Data

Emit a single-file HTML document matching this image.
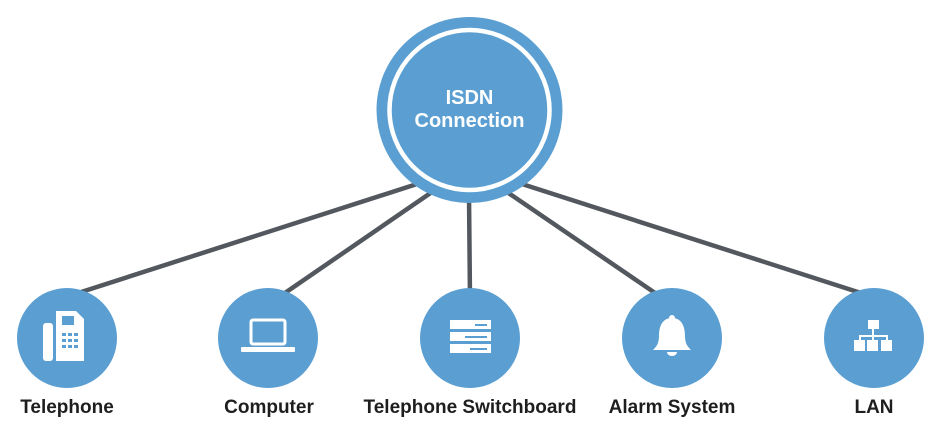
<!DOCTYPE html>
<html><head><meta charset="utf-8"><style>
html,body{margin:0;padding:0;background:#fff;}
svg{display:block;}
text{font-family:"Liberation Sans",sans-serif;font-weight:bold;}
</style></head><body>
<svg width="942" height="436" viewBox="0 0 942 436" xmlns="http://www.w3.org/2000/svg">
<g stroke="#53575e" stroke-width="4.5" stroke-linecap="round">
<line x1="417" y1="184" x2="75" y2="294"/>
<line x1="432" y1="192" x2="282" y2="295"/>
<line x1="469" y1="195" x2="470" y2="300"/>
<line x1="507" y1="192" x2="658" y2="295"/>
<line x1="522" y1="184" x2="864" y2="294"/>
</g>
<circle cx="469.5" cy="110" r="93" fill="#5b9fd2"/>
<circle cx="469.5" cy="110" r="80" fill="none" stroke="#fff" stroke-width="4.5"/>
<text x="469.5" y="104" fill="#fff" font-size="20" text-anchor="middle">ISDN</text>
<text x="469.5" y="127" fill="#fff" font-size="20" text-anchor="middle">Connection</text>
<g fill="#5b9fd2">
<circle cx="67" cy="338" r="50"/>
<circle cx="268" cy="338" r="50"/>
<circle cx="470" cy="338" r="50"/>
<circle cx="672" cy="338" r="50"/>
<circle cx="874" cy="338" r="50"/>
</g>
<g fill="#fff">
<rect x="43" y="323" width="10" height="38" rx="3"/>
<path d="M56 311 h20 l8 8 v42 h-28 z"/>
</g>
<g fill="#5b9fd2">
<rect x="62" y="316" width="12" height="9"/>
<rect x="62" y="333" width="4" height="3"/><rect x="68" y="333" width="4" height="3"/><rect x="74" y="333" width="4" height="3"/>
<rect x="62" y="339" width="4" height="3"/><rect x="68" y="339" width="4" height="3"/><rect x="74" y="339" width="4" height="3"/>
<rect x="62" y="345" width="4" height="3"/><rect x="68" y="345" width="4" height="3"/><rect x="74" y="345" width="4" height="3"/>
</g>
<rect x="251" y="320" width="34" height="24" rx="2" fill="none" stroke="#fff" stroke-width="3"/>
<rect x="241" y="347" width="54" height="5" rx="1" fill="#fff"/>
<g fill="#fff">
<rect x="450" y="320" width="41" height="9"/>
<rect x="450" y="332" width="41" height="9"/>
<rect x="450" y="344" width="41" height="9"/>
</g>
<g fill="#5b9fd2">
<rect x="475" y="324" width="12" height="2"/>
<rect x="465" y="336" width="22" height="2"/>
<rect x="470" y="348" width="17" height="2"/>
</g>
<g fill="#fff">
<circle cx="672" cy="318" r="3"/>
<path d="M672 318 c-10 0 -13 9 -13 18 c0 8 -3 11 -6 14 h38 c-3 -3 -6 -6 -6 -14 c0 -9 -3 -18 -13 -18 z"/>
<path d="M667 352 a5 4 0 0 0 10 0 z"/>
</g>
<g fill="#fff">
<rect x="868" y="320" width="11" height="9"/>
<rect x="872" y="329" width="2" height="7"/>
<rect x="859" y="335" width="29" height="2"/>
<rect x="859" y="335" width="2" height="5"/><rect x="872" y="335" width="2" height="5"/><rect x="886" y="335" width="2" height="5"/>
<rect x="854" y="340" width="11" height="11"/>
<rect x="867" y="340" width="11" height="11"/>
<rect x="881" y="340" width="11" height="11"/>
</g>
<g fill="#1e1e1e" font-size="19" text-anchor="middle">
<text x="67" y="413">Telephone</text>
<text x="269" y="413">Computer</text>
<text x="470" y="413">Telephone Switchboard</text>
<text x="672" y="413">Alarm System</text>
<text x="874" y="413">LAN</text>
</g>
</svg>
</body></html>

Directions for this task
Your task is to repeat the material above exactly, without its pictures.

Output
Emit a single-file HTML document matching this image.
<!DOCTYPE html>
<html><head><meta charset="utf-8"><style>
html,body{margin:0;padding:0;background:#fff;}
svg{display:block;}
text{font-family:"Liberation Sans",sans-serif;font-weight:bold;}
</style></head><body>
<svg width="942" height="436" viewBox="0 0 942 436" xmlns="http://www.w3.org/2000/svg">
<g stroke="#53575e" stroke-width="4.5" stroke-linecap="round">
<line x1="417" y1="184" x2="75" y2="294"/>
<line x1="432" y1="192" x2="282" y2="295"/>
<line x1="469" y1="195" x2="470" y2="300"/>
<line x1="507" y1="192" x2="658" y2="295"/>
<line x1="522" y1="184" x2="864" y2="294"/>
</g>
<circle cx="469.5" cy="110" r="93" fill="#5b9fd2"/>
<circle cx="469.5" cy="110" r="80" fill="none" stroke="#fff" stroke-width="4.5"/>
<text x="469.5" y="104" fill="#fff" font-size="20" text-anchor="middle">ISDN</text>
<text x="469.5" y="127" fill="#fff" font-size="20" text-anchor="middle">Connection</text>
<g fill="#5b9fd2">
<circle cx="67" cy="338" r="50"/>
<circle cx="268" cy="338" r="50"/>
<circle cx="470" cy="338" r="50"/>
<circle cx="672" cy="338" r="50"/>
<circle cx="874" cy="338" r="50"/>
</g>
<g fill="#fff">
<rect x="43" y="323" width="10" height="38" rx="3"/>
<path d="M56 311 h20 l8 8 v42 h-28 z"/>
</g>
<g fill="#5b9fd2">
<rect x="62" y="316" width="12" height="9"/>
<rect x="62" y="333" width="4" height="3"/><rect x="68" y="333" width="4" height="3"/><rect x="74" y="333" width="4" height="3"/>
<rect x="62" y="339" width="4" height="3"/><rect x="68" y="339" width="4" height="3"/><rect x="74" y="339" width="4" height="3"/>
<rect x="62" y="345" width="4" height="3"/><rect x="68" y="345" width="4" height="3"/><rect x="74" y="345" width="4" height="3"/>
</g>
<rect x="251" y="320" width="34" height="24" rx="2" fill="none" stroke="#fff" stroke-width="3"/>
<rect x="241" y="347" width="54" height="5" rx="1" fill="#fff"/>
<g fill="#fff">
<rect x="450" y="320" width="41" height="9"/>
<rect x="450" y="332" width="41" height="9"/>
<rect x="450" y="344" width="41" height="9"/>
</g>
<g fill="#5b9fd2">
<rect x="475" y="324" width="12" height="2"/>
<rect x="465" y="336" width="22" height="2"/>
<rect x="470" y="348" width="17" height="2"/>
</g>
<g fill="#fff">
<circle cx="672" cy="318" r="3"/>
<path d="M672 318 c-10 0 -13 9 -13 18 c0 8 -3 11 -6 14 h38 c-3 -3 -6 -6 -6 -14 c0 -9 -3 -18 -13 -18 z"/>
<path d="M667 352 a5 4 0 0 0 10 0 z"/>
</g>
<g fill="#fff">
<rect x="868" y="320" width="11" height="9"/>
<rect x="872" y="329" width="2" height="7"/>
<rect x="859" y="335" width="29" height="2"/>
<rect x="859" y="335" width="2" height="5"/><rect x="872" y="335" width="2" height="5"/><rect x="886" y="335" width="2" height="5"/>
<rect x="854" y="340" width="11" height="11"/>
<rect x="867" y="340" width="11" height="11"/>
<rect x="881" y="340" width="11" height="11"/>
</g>
<g fill="#1e1e1e" font-size="19" text-anchor="middle">
<text x="67" y="413">Telephone</text>
<text x="269" y="413">Computer</text>
<text x="470" y="413">Telephone Switchboard</text>
<text x="672" y="413">Alarm System</text>
<text x="874" y="413">LAN</text>
</g>
</svg>
</body></html>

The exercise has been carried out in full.